Example 7-3 shows the use of background-color and color when flow objects are nested. Figure 7-3 shows the result.

Example 7-3. Color and nesting
<fo:block      background-color="yellow" color="blue">      A paragraph with blue text on a yellow border.      Nested in the text are two inline objects, one of which      specifies a different 'color' and      one which specifies a different 'background-color' value.      Here is the      <fo:inline color='green'>green inline</fo:inline>.         And here is the         <fo:inline background-color='white'>white background inline      </fo:inline>. More text in the block after the inlines.</fo:block>
Figure 7-3. Color in nested FOs

figs/xslf_0703.gif

7.3 Color Specification

The XSL-FO specification uses the keyword color to designate the value type for color-related properties. There are several ways of specifying the actual color value. As in CSS, a predefined color keyword may be used. The list of keyword color names is as follows: aqua, black, blue, fuchsia, gray, green, lime, maroon, navy, olive, purple, red, silver, teal, white, and yellow. These 16 colors are defined in HTML.

When this range of base colors fails to meet your needs, you may specify the color more exactly using a hexidecimal RGB form such as #FFCCAA. Note that it is not case-sensitive.

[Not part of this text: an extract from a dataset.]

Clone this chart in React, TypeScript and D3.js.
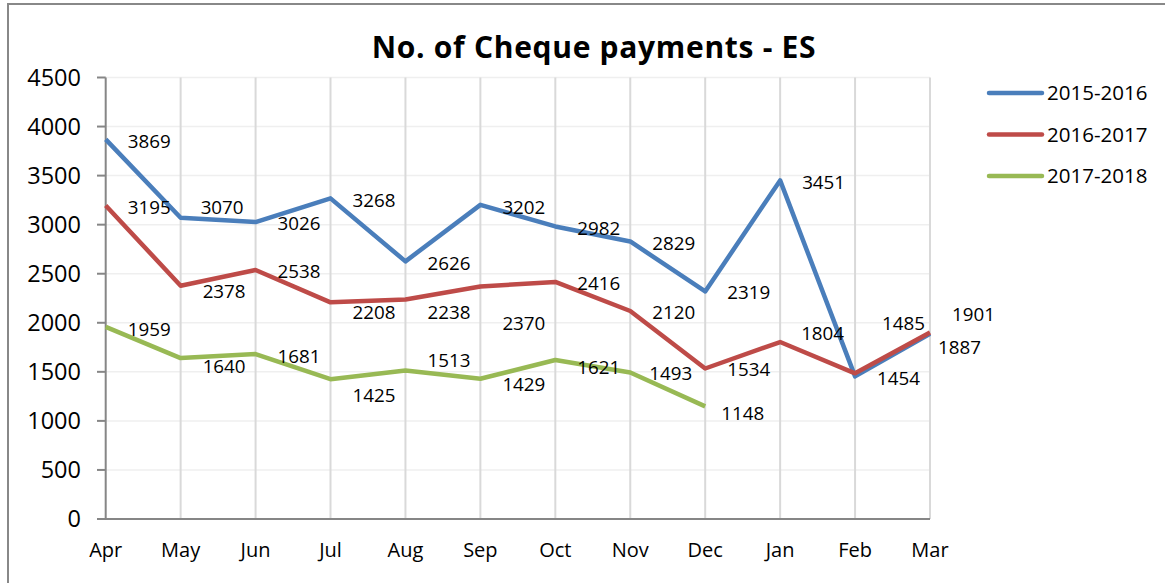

The format of an RGB value in hexadecimal notation is a # immediately followed by either three or six hexadecimal characters. The three-digit RGB notation (#rgb) is converted into six-digit form (#rrggbb) by replicating digits, not by adding zeros. For example, #fb0 expands to #ffbb00. This ensures that white (#ffffff) can be specified with the short notation (#fff) and removes any dependencies on the color depth of the display.

The specification also defines three built-in functions that may be used to specify a color value. These are:

  • rgb(numeric, numeric, numeric)

  • rgb-icc(numeric, numeric, numeric, NCName, numeric, numeric, ...)

  • system-color(NCName)

The rgb function gives the same result as the hexidecimal form of the specification. In other words, color="#FFCCAA" has the same effect as color="rgb(255, 204, 176)".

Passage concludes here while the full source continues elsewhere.